Start

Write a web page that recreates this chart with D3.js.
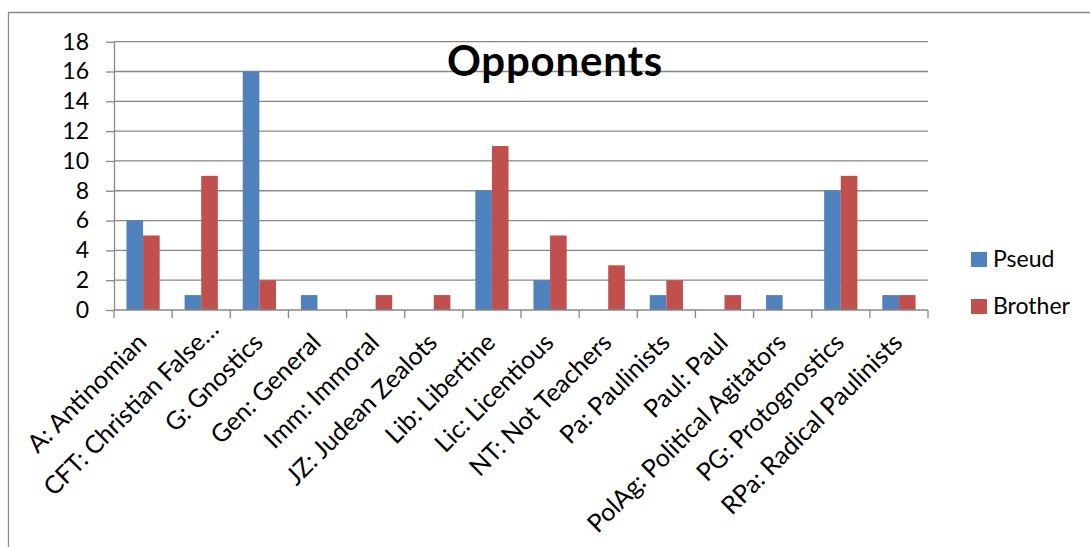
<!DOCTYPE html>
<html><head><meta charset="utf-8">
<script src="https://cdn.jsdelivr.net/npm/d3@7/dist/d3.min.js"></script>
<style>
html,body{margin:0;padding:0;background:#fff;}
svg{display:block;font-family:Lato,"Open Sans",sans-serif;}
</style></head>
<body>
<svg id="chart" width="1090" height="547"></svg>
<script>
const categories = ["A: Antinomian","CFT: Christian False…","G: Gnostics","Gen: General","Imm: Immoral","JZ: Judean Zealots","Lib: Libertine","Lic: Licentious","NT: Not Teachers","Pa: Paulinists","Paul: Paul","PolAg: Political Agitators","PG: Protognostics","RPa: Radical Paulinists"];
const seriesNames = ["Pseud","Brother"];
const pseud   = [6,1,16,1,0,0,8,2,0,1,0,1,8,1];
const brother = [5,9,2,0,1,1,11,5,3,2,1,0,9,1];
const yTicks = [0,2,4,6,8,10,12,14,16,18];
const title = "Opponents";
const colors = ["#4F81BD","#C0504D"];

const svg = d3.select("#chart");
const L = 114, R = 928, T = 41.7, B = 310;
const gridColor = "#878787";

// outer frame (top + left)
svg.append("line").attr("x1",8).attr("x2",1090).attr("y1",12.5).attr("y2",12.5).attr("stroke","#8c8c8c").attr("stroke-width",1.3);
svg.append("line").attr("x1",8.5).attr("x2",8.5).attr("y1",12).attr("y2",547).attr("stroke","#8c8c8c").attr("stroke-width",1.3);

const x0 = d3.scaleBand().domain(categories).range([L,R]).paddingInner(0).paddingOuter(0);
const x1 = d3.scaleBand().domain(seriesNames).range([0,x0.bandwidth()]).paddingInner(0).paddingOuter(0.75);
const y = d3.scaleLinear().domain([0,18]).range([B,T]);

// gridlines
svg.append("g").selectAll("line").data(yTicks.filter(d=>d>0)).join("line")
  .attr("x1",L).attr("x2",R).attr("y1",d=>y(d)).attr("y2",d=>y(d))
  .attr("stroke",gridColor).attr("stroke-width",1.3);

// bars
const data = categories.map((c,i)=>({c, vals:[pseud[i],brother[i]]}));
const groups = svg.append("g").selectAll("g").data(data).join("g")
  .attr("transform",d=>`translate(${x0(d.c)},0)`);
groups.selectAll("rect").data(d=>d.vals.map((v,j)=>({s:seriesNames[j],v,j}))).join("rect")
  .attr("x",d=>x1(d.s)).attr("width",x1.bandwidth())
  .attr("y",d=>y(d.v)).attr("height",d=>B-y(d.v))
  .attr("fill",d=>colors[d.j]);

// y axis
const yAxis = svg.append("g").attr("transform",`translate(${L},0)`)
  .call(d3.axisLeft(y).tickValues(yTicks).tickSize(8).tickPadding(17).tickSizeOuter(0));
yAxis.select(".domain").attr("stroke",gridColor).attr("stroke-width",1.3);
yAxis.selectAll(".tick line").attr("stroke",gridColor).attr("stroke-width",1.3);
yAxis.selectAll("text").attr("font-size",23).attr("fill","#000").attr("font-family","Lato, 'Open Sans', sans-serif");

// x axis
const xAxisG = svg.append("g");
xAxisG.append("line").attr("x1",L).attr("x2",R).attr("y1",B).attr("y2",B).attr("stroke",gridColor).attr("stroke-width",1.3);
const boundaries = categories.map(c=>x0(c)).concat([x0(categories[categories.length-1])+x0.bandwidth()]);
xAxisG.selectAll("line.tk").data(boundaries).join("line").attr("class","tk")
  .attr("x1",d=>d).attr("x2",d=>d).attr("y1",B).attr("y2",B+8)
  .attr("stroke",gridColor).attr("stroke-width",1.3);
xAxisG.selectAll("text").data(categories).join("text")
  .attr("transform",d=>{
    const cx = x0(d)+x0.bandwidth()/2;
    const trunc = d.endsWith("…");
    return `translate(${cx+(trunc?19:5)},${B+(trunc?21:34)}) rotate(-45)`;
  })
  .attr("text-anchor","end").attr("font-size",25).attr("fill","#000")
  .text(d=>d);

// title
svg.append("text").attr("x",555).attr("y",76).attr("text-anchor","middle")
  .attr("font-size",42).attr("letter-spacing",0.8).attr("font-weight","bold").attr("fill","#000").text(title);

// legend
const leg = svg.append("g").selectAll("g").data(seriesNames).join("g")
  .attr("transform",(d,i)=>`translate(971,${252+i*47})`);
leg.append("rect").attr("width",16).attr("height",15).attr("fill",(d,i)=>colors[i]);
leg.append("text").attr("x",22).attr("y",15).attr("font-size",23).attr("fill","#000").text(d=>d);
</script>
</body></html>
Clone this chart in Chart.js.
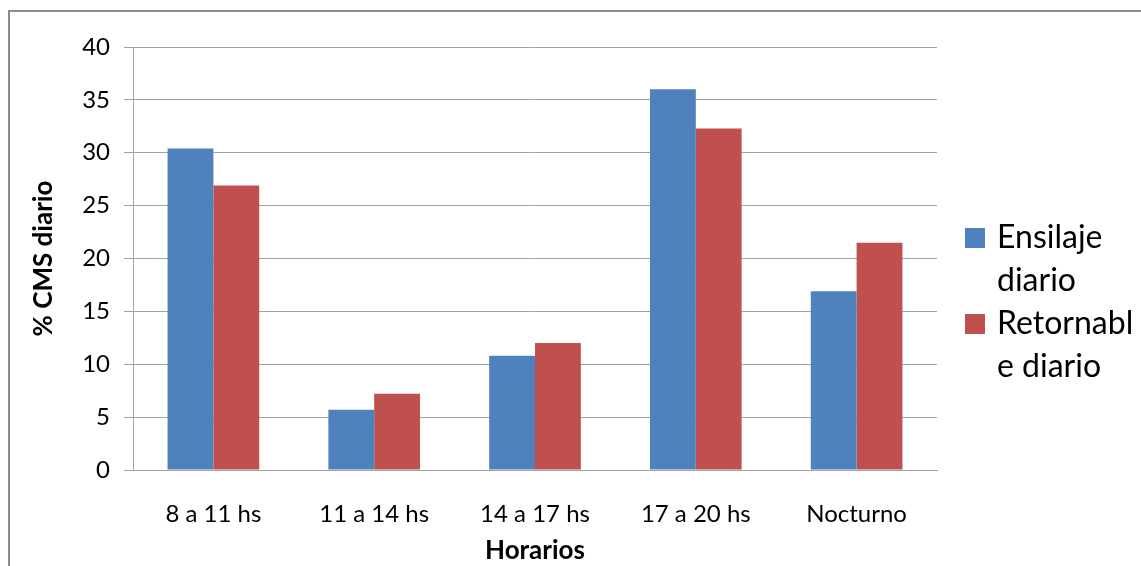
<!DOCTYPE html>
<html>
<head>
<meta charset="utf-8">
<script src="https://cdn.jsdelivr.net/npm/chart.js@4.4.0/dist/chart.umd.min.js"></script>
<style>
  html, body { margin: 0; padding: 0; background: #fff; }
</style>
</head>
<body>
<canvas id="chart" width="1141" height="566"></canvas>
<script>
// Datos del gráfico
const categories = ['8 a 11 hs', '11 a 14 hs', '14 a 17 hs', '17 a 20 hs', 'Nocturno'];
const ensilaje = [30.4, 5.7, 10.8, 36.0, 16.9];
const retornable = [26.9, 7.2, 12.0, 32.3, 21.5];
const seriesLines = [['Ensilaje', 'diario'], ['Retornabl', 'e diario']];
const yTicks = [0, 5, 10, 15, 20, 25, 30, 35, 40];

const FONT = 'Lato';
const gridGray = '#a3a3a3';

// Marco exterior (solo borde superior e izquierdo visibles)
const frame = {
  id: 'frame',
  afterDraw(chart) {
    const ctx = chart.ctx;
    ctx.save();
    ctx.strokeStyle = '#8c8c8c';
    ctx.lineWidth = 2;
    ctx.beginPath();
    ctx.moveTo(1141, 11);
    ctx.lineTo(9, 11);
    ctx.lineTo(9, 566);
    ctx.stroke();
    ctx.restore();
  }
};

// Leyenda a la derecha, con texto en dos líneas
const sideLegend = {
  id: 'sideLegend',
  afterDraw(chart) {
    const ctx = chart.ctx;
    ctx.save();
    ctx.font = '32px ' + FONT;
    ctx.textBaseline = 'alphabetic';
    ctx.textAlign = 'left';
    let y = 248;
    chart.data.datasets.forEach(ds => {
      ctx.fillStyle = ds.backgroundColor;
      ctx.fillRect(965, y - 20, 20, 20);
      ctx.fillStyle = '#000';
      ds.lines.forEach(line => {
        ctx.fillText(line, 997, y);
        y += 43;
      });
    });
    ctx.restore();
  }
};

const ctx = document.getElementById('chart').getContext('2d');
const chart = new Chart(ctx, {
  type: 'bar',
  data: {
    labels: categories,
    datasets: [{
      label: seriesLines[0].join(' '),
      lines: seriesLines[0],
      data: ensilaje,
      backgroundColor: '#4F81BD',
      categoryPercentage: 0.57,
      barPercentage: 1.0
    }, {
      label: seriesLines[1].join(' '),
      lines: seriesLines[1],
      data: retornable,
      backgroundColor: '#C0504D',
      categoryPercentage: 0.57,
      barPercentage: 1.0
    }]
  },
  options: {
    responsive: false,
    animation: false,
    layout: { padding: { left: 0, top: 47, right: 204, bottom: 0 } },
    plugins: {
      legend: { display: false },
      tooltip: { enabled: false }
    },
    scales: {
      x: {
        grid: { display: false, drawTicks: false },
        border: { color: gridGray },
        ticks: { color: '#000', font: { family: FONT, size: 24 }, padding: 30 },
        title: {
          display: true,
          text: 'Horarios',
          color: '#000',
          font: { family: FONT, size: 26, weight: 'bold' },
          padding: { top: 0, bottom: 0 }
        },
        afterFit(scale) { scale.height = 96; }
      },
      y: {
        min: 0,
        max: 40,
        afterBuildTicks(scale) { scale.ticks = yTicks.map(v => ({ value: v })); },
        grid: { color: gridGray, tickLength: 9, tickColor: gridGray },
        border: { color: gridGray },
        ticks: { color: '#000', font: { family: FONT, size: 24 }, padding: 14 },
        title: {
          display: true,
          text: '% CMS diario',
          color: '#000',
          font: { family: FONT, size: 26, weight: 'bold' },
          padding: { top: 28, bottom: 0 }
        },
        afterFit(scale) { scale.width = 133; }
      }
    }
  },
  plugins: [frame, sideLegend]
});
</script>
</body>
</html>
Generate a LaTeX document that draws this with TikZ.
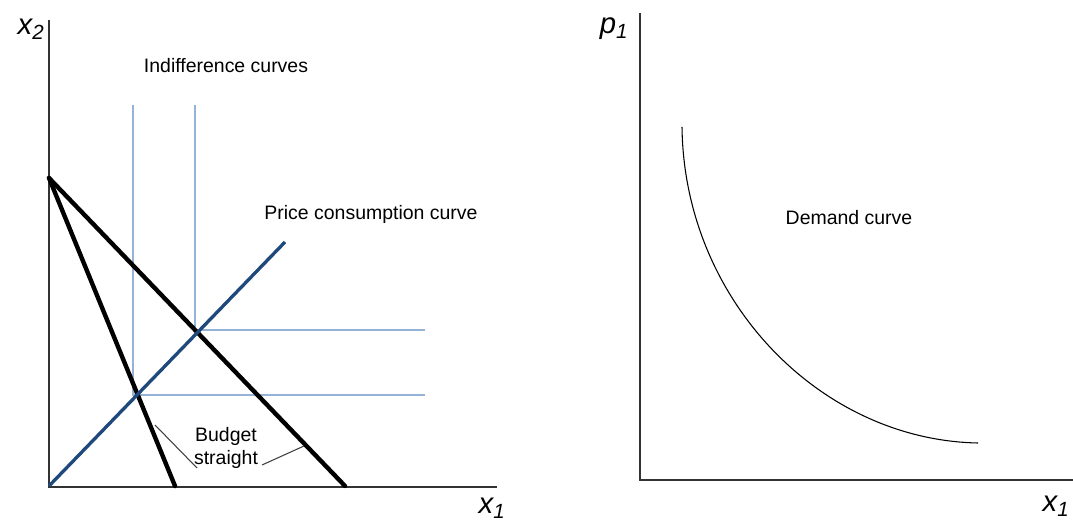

End

§ **INSTRUCTIONS TO FOLLOW**:
Repeat, exactly and in full, each line from the start of the data to the line that contains "const y = d3.scaleLinear().domain([0,18]).range([B,T]);". Pictures do not go in.

§ **RESULT OF THIS EXERCISE**:
Write a web page that recreates this chart with D3.js.
<!DOCTYPE html>
<html><head><meta charset="utf-8">
<script src="https://cdn.jsdelivr.net/npm/d3@7/dist/d3.min.js"></script>
<style>
html,body{margin:0;padding:0;background:#fff;}
svg{display:block;font-family:Lato,"Open Sans",sans-serif;}
</style></head>
<body>
<svg id="chart" width="1090" height="547"></svg>
<script>
const categories = ["A: Antinomian","CFT: Christian False…","G: Gnostics","Gen: General","Imm: Immoral","JZ: Judean Zealots","Lib: Libertine","Lic: Licentious","NT: Not Teachers","Pa: Paulinists","Paul: Paul","PolAg: Political Agitators","PG: Protognostics","RPa: Radical Paulinists"];
const seriesNames = ["Pseud","Brother"];
const pseud   = [6,1,16,1,0,0,8,2,0,1,0,1,8,1];
const brother = [5,9,2,0,1,1,11,5,3,2,1,0,9,1];
const yTicks = [0,2,4,6,8,10,12,14,16,18];
const title = "Opponents";
const colors = ["#4F81BD","#C0504D"];

const svg = d3.select("#chart");
const L = 114, R = 928, T = 41.7, B = 310;
const gridColor = "#878787";

// outer frame (top + left)
svg.append("line").attr("x1",8).attr("x2",1090).attr("y1",12.5).attr("y2",12.5).attr("stroke","#8c8c8c").attr("stroke-width",1.3);
svg.append("line").attr("x1",8.5).attr("x2",8.5).attr("y1",12).attr("y2",547).attr("stroke","#8c8c8c").attr("stroke-width",1.3);

const x0 = d3.scaleBand().domain(categories).range([L,R]).paddingInner(0).paddingOuter(0);
const x1 = d3.scaleBand().domain(seriesNames).range([0,x0.bandwidth()]).paddingInner(0).paddingOuter(0.75);
const y = d3.scaleLinear().domain([0,18]).range([B,T]);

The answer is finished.